The behaviour of these rule is driven by these configuration parameters.

spark.sql.adaptive.skewJoin.enabled = true
spark.sql.adaptive.skewJoin.skewedPartitionFactor = 10
spark.sql.adaptive.skewJoin.skewedPartitionThresholdInBytes = 256MB
spark.sql.adaptive.localShuffleReader.enabled

Conclusion

Adaptive Query Execution is an enhancement enabling Spark 3 (officially released just a few days ago) to alter physical execution plans at runtime, which allows improvements on the physical implementation based on statistics collected after shuffle exchange operations.

Level of parallelism and join implementation strategy have been shown to be key factors for query performance on large clusters.

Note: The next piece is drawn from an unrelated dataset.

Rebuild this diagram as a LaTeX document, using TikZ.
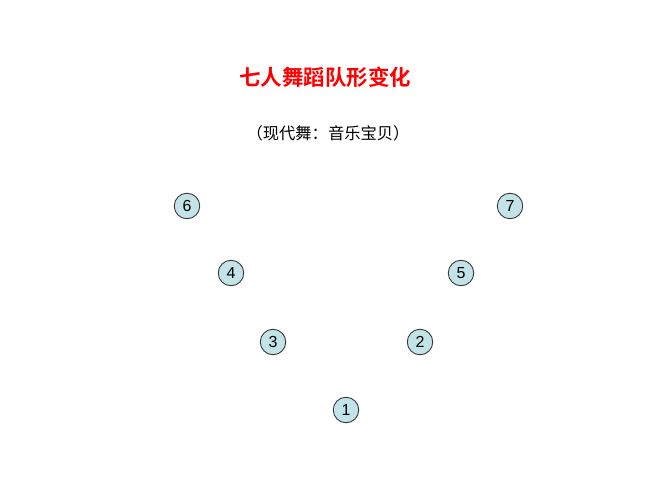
\documentclass[tikz,border=0pt]{standalone}
\usepackage{fontspec}
\setmainfont{Liberation Sans}
\newfontfamily\cjk{Noto Sans CJK SC}
\newfontfamily\cjkb{Noto Sans CJK SC Bold}
\definecolor{dancerfill}{HTML}{C2E3E8}
\definecolor{dancerline}{HTML}{3A3A3A}
\begin{document}
\begin{tikzpicture}[x=1pt,y=-1pt,
  dancer/.style={circle,draw=dancerline,line width=0.9pt,fill=dancerfill,minimum size=25.5pt,inner sep=0pt,font=\fontsize{16}{16}\selectfont}]
\useasboundingbox (0,0) rectangle (667,500);
\node (title) at (325,77) {\cjkb\fontsize{21.5}{21.5}\selectfont\color{red}七人舞蹈队形变化};
\node (sub) at (328,133) {\cjk\fontsize{16.3}{16.3}\selectfont （现代舞：音乐宝贝）};
\node[dancer] (d6) at (187,206) {6};
\node[dancer] (d7) at (510,206) {7};
\node[dancer] (d4) at (231,273) {4};
\node[dancer] (d5) at (461,273) {5};
\node[dancer] (d3) at (273,342) {3};
\node[dancer] (d2) at (420,342) {2};
\node[dancer] (d1) at (346,410) {1};
\end{tikzpicture}
\end{document}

According to this premise, new optimization rules have been built on top of the AQE feature:

dynamically coalescing shuffle partitions by eventually merging small adjacent ones.

2. dynamically replacing a Sort-Merge join for a Broadcast-Hash join when size conditions are met on any side.

3. dynamically optimizing skew joins by eventually scheduling multiple reduce tasks to work on a single huge partition.

It is expected that future Spark releases will ship with additional optimization rules built on Adaptive Query Execution.